One of the most critical aspects of any Puppet implementation is having stable and unique hostnames for each instance. The hostname, in conjunction with the client SSL certificate, is the primary means for associating configuration classes with a node, and is also used to uniquely identify each node in your infrastructure.
Of equally large importance are the SSL certificates used to encrypt communication with the Puppetmaster. During an autoscale event, such as instance failure, it’s not enough for an instance to have the same hostname as before. An instance with the correct hostname but a different or missing certificate will be denied updates by the Puppetmaster, so it’s important to plan for this as well.
Finally, if your autoscaling group is actively scaling in response to load or some other metric, you’ll need to ensure that new nodes will have their certificates signed by the Puppetmaster as soon as they connect, without waiting for manual intervention. By configuring a set of conventional hostnames, your autosign.conf file can be implemented using wildcard expressions, ensuring new nodes will be signed and immediately receive their configuration on a first run attempt.
Puppet and Auto Scaling
Puppet scripts can replace the need for a perfectly baked AMI. Instead, you can create a vanilla template with the minimum possible configurations that replaces your individual Golden Masters for each server role. In this scenario, your instance userdata or boot script needs only to do what is necessary to connect to the Puppetmaster.
One challenge is that it may take upwards of several minutes for Puppet to run configurations and for the instance to take on its assigned roles. This can be an issue if you are experiencing load and need to quickly scale up your infrastructure. The solution for this is to create snapshot AMIs of already configured instances, and update your autoscaling groups to use those AMIs on startup.
This process, too, can be automated by using the autoami Puppet module. This module will watch your EBS-backed instances to detect changes made by the Puppet agent, and automatically create AMIs that can be used to scale up or replace new instances during autoscale events.
Puppet and Version Control
Version control is well-supported by the Puppet ecosystem. It is possible to use a mature Software Development Lifecycle to manage the development and maintenance of your Puppet manifests, tightly integrated with a branch-based workflow that truly realizes the ideals of “infrastructure-as-code.”

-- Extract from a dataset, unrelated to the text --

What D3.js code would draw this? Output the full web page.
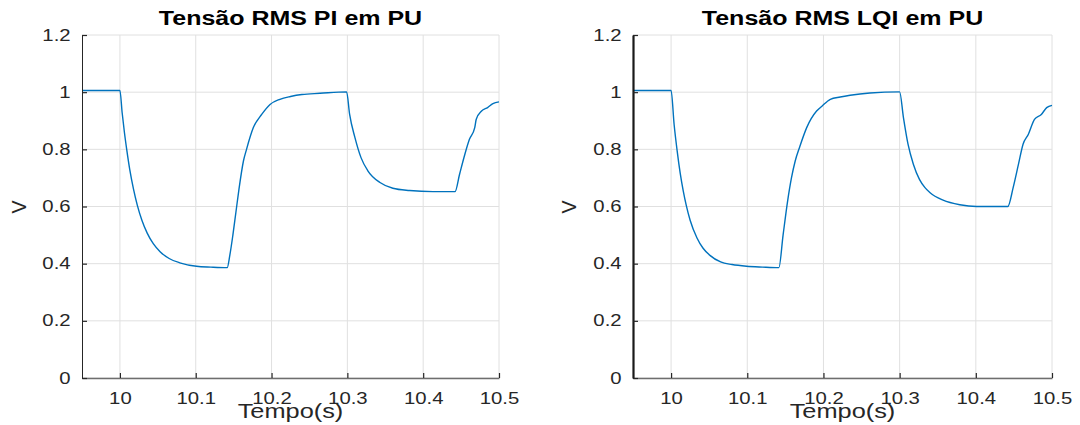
<!DOCTYPE html>
<html>
<head>
<meta charset="utf-8">
<script src="https://cdn.jsdelivr.net/npm/d3@7/dist/d3.min.js"></script>
<style>
  html, body { margin: 0; padding: 0; background: #fff; }
  svg { display: block; }
  text { font-family: "Liberation Sans", Arial, Helvetica, sans-serif; }
</style>
</head>
<body>
<svg id="chart" width="1080" height="425"></svg>
<script>
// ---------- data ----------
const titles = ["Tensão RMS PI em PU", "Tensão RMS LQI em PU"];
const xLabel = "Tempo(s)";
const yLabel = "V";
const xDomain = [9.95, 10.5];
const yDomain = [0, 1.2];
const xTicks = [10, 10.1, 10.2, 10.3, 10.4, 10.5];
const xTickLabels = ["10", "10.1", "10.2", "10.3", "10.4", "10.5"];
const yTicks = [0, 0.2, 0.4, 0.6, 0.8, 1, 1.2];
const yTickLabels = ["0", "0.2", "0.4", "0.6", "0.8", "1", "1.2"];

const tPI = [9.95, 10.0, 10.003, 10.006, 10.009, 10.013, 10.018, 10.023, 10.029, 10.036, 10.044, 10.053, 10.065, 10.079, 10.101, 10.12, 10.1415,
  10.145, 10.149, 10.153, 10.157, 10.163, 10.167, 10.176, 10.187, 10.198, 10.211, 10.225, 10.24, 10.264, 10.299,
  10.303, 10.310, 10.318, 10.327, 10.343, 10.360, 10.382, 10.413, 10.442,
  10.448, 10.455, 10.461, 10.468, 10.470, 10.477, 10.485, 10.492, 10.5];
const vPI = [1.006, 1.006, 0.927, 0.858, 0.799, 0.729, 0.66, 0.604, 0.552, 0.507, 0.47, 0.442, 0.418, 0.403, 0.391, 0.388, 0.386,
  0.43, 0.50, 0.58, 0.66, 0.76, 0.80, 0.876, 0.922, 0.957, 0.975, 0.985, 0.992, 0.996, 1.001,
  0.922, 0.841, 0.771, 0.725, 0.684, 0.664, 0.656, 0.652, 0.652,
  0.713, 0.783, 0.835, 0.876, 0.905, 0.934, 0.946, 0.960, 0.966];

const tLQI = [9.95, 10.0, 10.004, 10.008, 10.012, 10.016, 10.020, 10.025, 10.034, 10.042, 10.051, 10.065, 10.08, 10.099, 10.12, 10.1415,
  10.147, 10.153, 10.158, 10.163, 10.169, 10.178, 10.191, 10.198, 10.209, 10.222, 10.235, 10.261, 10.3,
  10.305, 10.311, 10.318, 10.326, 10.333, 10.340, 10.357, 10.379, 10.401, 10.442,
  10.449, 10.456, 10.462, 10.469, 10.477, 10.486, 10.493, 10.5];
const vLQI = [1.006, 1.006, 0.886, 0.794, 0.716, 0.654, 0.603, 0.552, 0.49, 0.454, 0.429, 0.406, 0.397, 0.391, 0.388, 0.386,
  0.50, 0.62, 0.70, 0.76, 0.81, 0.876, 0.934, 0.951, 0.975, 0.983, 0.989, 0.997, 1.001,
  0.911, 0.818, 0.748, 0.695, 0.667, 0.648, 0.622, 0.606, 0.600, 0.600,
  0.666, 0.748, 0.818, 0.853, 0.905, 0.922, 0.946, 0.954];

const series = [
  { t: tPI, v: vPI },
  { t: tLQI, v: vLQI }
];

// ---------- layout ----------
const panels = [
  { x0: 82, x1: 499, yAxisW: 1, yAxisC: "#262626", ylab: 26 },
  { x0: 633, x1: 1052, yAxisW: 2.2, yAxisC: "#1a1a1a", ylab: 576 }
];
const yTop = 35, yBot = 378;
const SX = 1.27;
const svg = d3.select("#chart");

panels.forEach((p, i) => {
  const x = d3.scaleLinear().domain(xDomain).range([p.x0, p.x1]);
  const y = d3.scaleLinear().domain(yDomain).range([yBot, yTop]);
  const g = svg.append("g");

  // grid
  g.append("g").selectAll("line").data(xTicks).join("line")
    .attr("x1", d => x(d)).attr("x2", d => x(d))
    .attr("y1", yTop).attr("y2", yBot)
    .attr("stroke", "#e0e0e0").attr("stroke-width", 1);
  g.append("g").selectAll("line").data(yTicks).join("line")
    .attr("x1", p.x0).attr("x2", p.x1)
    .attr("y1", d => y(d)).attr("y2", d => y(d))
    .attr("stroke", "#e0e0e0").attr("stroke-width", 1);

  // line
  const pts = series[i].t.map((t, k) => [t, series[i].v[k]]);
  g.append("path").datum(pts)
    .attr("fill", "none").attr("stroke", "#0072BD").attr("stroke-width", 1.4)
    .attr("stroke-linejoin", "round")
    .attr("d", d3.line().curve(d3.curveMonotoneX).x(d => x(d[0])).y(d => y(d[1])));

  // x axis
  const xa = g.append("g").attr("transform", `translate(0,${yBot})`)
    .call(d3.axisBottom(x).tickValues(xTicks)
      .tickFormat((d, k) => xTickLabels[k])
      .tickSizeInner(-5).tickSizeOuter(0).tickPadding(15));
  xa.select(".domain").attr("stroke", "#6e6e6e").attr("stroke-width", 1.6);
  xa.selectAll(".tick line").attr("stroke", "#262626").attr("stroke-width", 1.2);
  xa.selectAll(".tick text").attr("font-size", 16).attr("fill", "#262626")
    .attr("font-family", "Liberation Sans, Arial, sans-serif")
    .attr("transform", `scale(${SX},1)`);

  // y axis
  const ya = g.append("g").attr("transform", `translate(${p.x0},0)`)
    .call(d3.axisLeft(y).tickValues(yTicks)
      .tickFormat((d, k) => yTickLabels[k])
      .tickSizeInner(-5).tickSizeOuter(0).tickPadding(9));
  ya.select(".domain").attr("stroke", p.yAxisC).attr("stroke-width", p.yAxisW);
  ya.selectAll(".tick line").attr("stroke", "#262626").attr("stroke-width", 1.2);
  ya.selectAll(".tick text").attr("font-size", 16).attr("fill", "#262626")
    .attr("font-family", "Liberation Sans, Arial, sans-serif")
    .attr("transform", `scale(${SX},1)`);

  const cx = (p.x0 + p.x1) / 2;
  // title
  g.append("text")
    .attr("transform", `translate(${cx},25) scale(1.25,1)`)
    .attr("text-anchor", "middle").attr("font-weight", "bold")
    .attr("font-size", 20).attr("fill", "#000").text(titles[i]);
  // x label
  g.append("text")
    .attr("transform", `translate(${cx},418) scale(1.3,1)`)
    .attr("text-anchor", "middle").attr("font-size", 19.5).attr("fill", "#262626")
    .text(xLabel);
  // y label
  g.append("text")
    .attr("transform", `translate(${p.ylab},207) scale(1.0,1) rotate(-90)`)
    .attr("text-anchor", "middle").attr("font-size", 19.5).attr("fill", "#262626")
    .text(yLabel);
});
</script>
</body>
</html>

In the latest versions of Puppet, environments are simply different directories of modules on your Puppetmaster. Each environment will only see the version of a module that’s in its directory, so you can simply check out the corresponding branch of your custom module in each directory. Combined with an automatic update of the Puppetmaster’s modules in response to Git hooks, engineers can try out the latest version of a manifest in a testing environment first. Once it is ready to push to staging or prod, the manifest in the staging folder is merged directly over to your production or master branch.
Puppet also helps maintain the correct configuration even if it means reverting back to an earlier version. You describe what the environment should look like – this directory has to have these permissions, these versions, this Apache virtual host for a website, this alias, etc. – and if the configurations are wrong it will change them back to the correct permissions. For example, one could write a custom fact to report whether or not each instance Puppet knows about is running the correct version of a database or in in the correct security group. You can programmatically discover all of the systems that are not registered with a certain security group and automatically register the instance if it is not.
In complex environments with dozens of daily deploys, this can significantly lower the risk of downtime associated with faulty deploys. These authoritative versioning controls alone make Puppet worth the effort of mastering.
Puppet and Reporting: Future Possibilities
Puppet has the ability to pull and generate fairly powerful reports from every node it knows about. A core tool called Facter comes with default modules to describe hundreds of facts about your system, and you can create your own custom facts to describe anything from the current released Git revision of your application, the current installed version of OpenSSL, or the values of CloudFormation parameters passed to the stack that created your instance.
Another useful technique is to use Puppet’s dry-run feature to disable all updates in your production environment. The agent will still run and look for changes that need to be made, but instead of applying them, it will merely log what it would have normally done. This can be used to queue up changes for maintenance periods, allowing change management workflows to be kept intact.
Foreman, an open source project that uses Puppet’s smart proxy to help orchestrate and monitor instances, also provides a robust dashboard for monitoring your hosts’ reports and status. This makes it easier to review historical changes for troubleshooting and see the host list at a glance to see if a few instances are out of sync. The rich data available here holds many possibilities and in the future, one could imagine that these facts could be further automated or be used to trigger custom events.
Puppet isn’t the only CM tool available, but it is the most mature, with a large community of active module developers. If a team has more experience in another language, however, something like Chef, Salt, or Ansible might be a better choice.
Configuration management is a relatively new venture for AWS, by way of their OpsWorks platform. Although supporting Chef natively, the tool is so far relatively limited in scope. Also, it doesn’t yet support some of the most common Chef concepts like data bags, thus making the increasingly large Chef community less of an asset than it could be. Like most tools at AWS, it bears watching as it develops over the next few years, but many configuration management power-users will still prefer using a standalone stack.